The scene: A beautiful late spring day on the University of Delaware campus. Finals week. My final final – American History 1500 to 1870 – is the next day. While going to grab some lunch with my friend Dave who is also in the class, we run into an classmate that because of some family matters is leaving early and was allowed to take the history final a couple of days ago. We ask him about it. His only comment is:
“You remember that book on the syllabus – The Killer Angels – that she said we’d be responsible for, but never talked about for a minute during the entire semester? It was a third of the final!”
He then made a couple of comments regarding his opinion of our professor which I will not relate. Importantly, my friend and I then realized that we were about 18 hours away from a torpedoed grade on the final (of course, we hadn’t read a word of it) – and the final was 50% of the overall class grade.
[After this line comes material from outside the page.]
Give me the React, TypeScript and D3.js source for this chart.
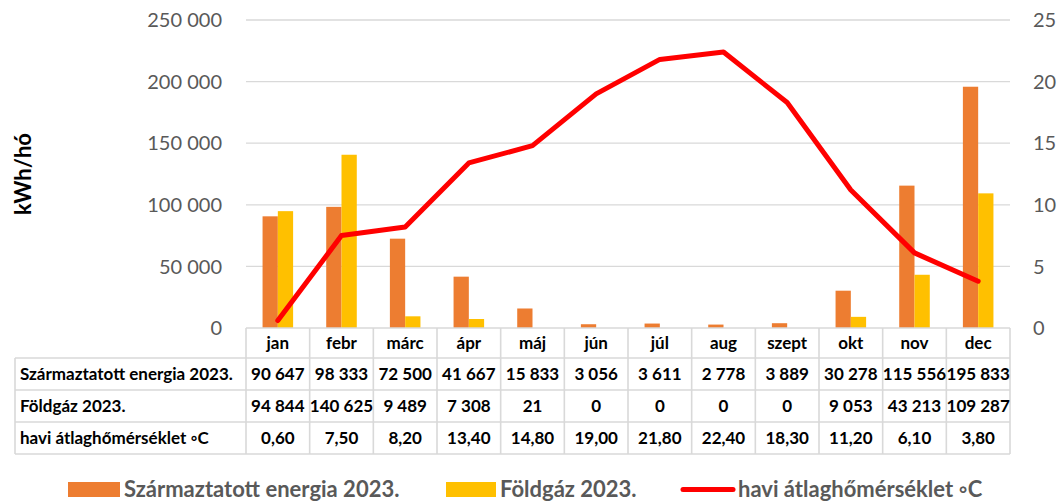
import React from "react";
import * as d3 from "d3";

const months = ["jan", "febr", "márc", "ápr", "máj", "jún", "júl", "aug", "szept", "okt", "nov", "dec"];
const energy = [90647, 98333, 72500, 41667, 15833, 3056, 3611, 2778, 3889, 30278, 115556, 195833];
const gas = [94844, 140625, 9489, 7308, 21, 0, 0, 0, 0, 9053, 43213, 109287];
const temp = [0.6, 7.5, 8.2, 13.4, 14.8, 19.0, 21.8, 22.4, 18.3, 11.2, 6.1, 3.8];
const leftTicks = [0, 50000, 100000, 150000, 200000, 250000];
const rightTicks = [0, 5, 10, 15, 20, 25];
const seriesNames = ["Származtatott energia 2023.", "Földgáz 2023.", "havi átlaghőmérséklet ◦C"];

const W = 1057, H = 501;
const plotL = 246, plotR = 1010, plotT = 20, plotB = 328;
const tableLeft = 15;
const rowLines = [328, 358, 390, 422, 454];
const FONT = "Lato, 'Open Sans', sans-serif";
const GRID = "#d9d9d9";
const TXT = "#595959";
const ORANGE = "#ED7D31";
const YELLOW = "#FFC000";
const RED = "#FF0000";

const fmt = (v: number) => {
  const s = Math.round(v).toString();
  return s.replace(/\B(?=(\d{3})+(?!\d))/g, " ");
};
const fmtT = (v: number) => v.toFixed(2).replace(".", ",");

export default function App() {
  const x = d3.scaleBand<string>().domain(months).range([plotL, plotR]);
  const yL = d3.scaleLinear().domain([0, 250000]).range([plotB, plotT]);
  const yR = d3.scaleLinear().domain([0, 25]).range([plotB, plotT]);
  const bw = x.bandwidth() * 0.24;
  const line = d3
    .line<number>()
    .x((_, i) => (x(months[i]) as number) + x.bandwidth() / 2)
    .y((d) => yR(d));

  const rows = [
    { name: seriesNames[0], vals: energy.map(fmt) },
    { name: seriesNames[1], vals: gas.map(fmt) },
    { name: seriesNames[2], vals: temp.map(fmtT) },
  ];

  return (
    <svg
      width={W}
      height={H}
      style={{ position: "absolute", left: 0, top: 0, background: "#fff" }}
      fontFamily={FONT}
    >
      {leftTicks.slice(1).map((t) => (
        <line key={t} x1={plotL} x2={plotR} y1={yL(t)} y2={yL(t)} stroke={GRID} strokeWidth={1.3} />
      ))}
      {leftTicks.map((t) => (
        <text key={t} x={222} y={yL(t)} dy="0.36em" textAnchor="end" fontSize={20} fill={TXT}>
          {fmt(t)}
        </text>
      ))}
      {rightTicks.map((t) => (
        <text key={t} x={1033} y={yR(t)} dy="0.36em" textAnchor="start" fontSize={20} fill={TXT}>
          {t}
        </text>
      ))}
      <text
        transform={`translate(31,174) rotate(-90)`}
        textAnchor="middle"
        fontSize={22}
        fontWeight="bold"
        fill="#000"
      >
        kWh/hó
      </text>
      {months.map((m, i) => {
        const c = (x(m) as number) + x.bandwidth() / 2;
        return (
          <g key={m}>
            <rect x={c - bw} y={yL(energy[i])} width={bw} height={plotB - yL(energy[i])} fill={ORANGE} />
            <rect x={c} y={yL(gas[i])} width={bw} height={plotB - yL(gas[i])} fill={YELLOW} />
          </g>
        );
      })}
      <path d={line(temp) || ""} fill="none" stroke={RED} strokeWidth={5} strokeLinejoin="round" strokeLinecap="round" />
      <g stroke={GRID} strokeWidth={1.6}>
        <line x1={plotL} x2={plotR} y1={rowLines[0]} y2={rowLines[0]} />
        {rowLines.slice(1).map((y) => (
          <line key={y} x1={tableLeft} x2={plotR} y1={y} y2={y} />
        ))}
        <line x1={tableLeft} x2={tableLeft} y1={rowLines[1]} y2={rowLines[4]} />
        {months.map((m) => (
          <line key={m} x1={x(m) as number} x2={x(m) as number} y1={rowLines[0]} y2={rowLines[4]} />
        ))}
        <line x1={plotR} x2={plotR} y1={rowLines[0]} y2={rowLines[4]} />
      </g>
      <g fontSize={17} fontWeight="bold" fill="#000">
        {months.map((m) => (
          <text key={m} x={(x(m) as number) + x.bandwidth() / 2} y={(rowLines[0] + rowLines[1]) / 2} dy="0.36em" textAnchor="middle">
            {m}
          </text>
        ))}
        {rows.map((r, ri) => {
          const yc = (rowLines[ri + 1] + rowLines[ri + 2]) / 2;
          return (
            <g key={r.name}>
              <text x={tableLeft + 5} y={yc} dy="0.36em">
                {r.name}
              </text>
              {r.vals.map((v, i) => (
                <text key={i} x={(x(months[i]) as number) + x.bandwidth() / 2} y={yc} dy="0.36em" textAnchor="middle">
                  {v}
                </text>
              ))}
            </g>
          );
        })}
      </g>
      <g fontSize={22} fontWeight="bold" fill={TXT}>
        <rect x={68} y={482} width={52} height={15} fill={ORANGE} />
        <text x={124} y={489.5} dy="0.36em">{seriesNames[0]}</text>
        <rect x={446} y={482} width={50} height={15} fill={YELLOW} />
        <text x={500} y={489.5} dy="0.36em">{seriesNames[1]}</text>
        <line x1={683} x2={733} y1={489.5} y2={489.5} stroke={RED} strokeWidth={5} strokeLinecap="round" />
        <text x={738} y={489.5} dy="0.36em">{seriesNames[2]}</text>
      </g>
    </svg>
  );
}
Ouch. Which brings us around to the next installment on the 30 Days of Books:
Day 09 – A book you thought you wouldn’t like but ended up loving
Needless to say, I didn’t start reading The Killer Angels with the best of attitudes and was prepared to hate every stinking page. But somewhere in those first couple of hours, Michael Shaara’s gripping account of the Battle of Gettysburg gathered me in and pulled me along to the end early in the morning. The narrative was a fascinating blend of history, military analysis, and what would now be called historical fiction. The chaos of the battles, the dread of waiting and the “luck” (or fate) of those involved all came very much alive – of course, with the backdrop of what we now appreciate as the very fate of the Union hanging in the balance.
Needless to say, the following day, there were many stifled curses as the last page on the final was revealed to be an essay on The Killer Angels. Dave and I weren’t cursing though – from us there was just a giant sigh of relief — and probably a yawn or two from having stayed up late finishing the book.
Note: I actually enjoyed speed-reading this book enough that several years later I went back and re-read it at a my more “normal” pace. I think I liked it even more!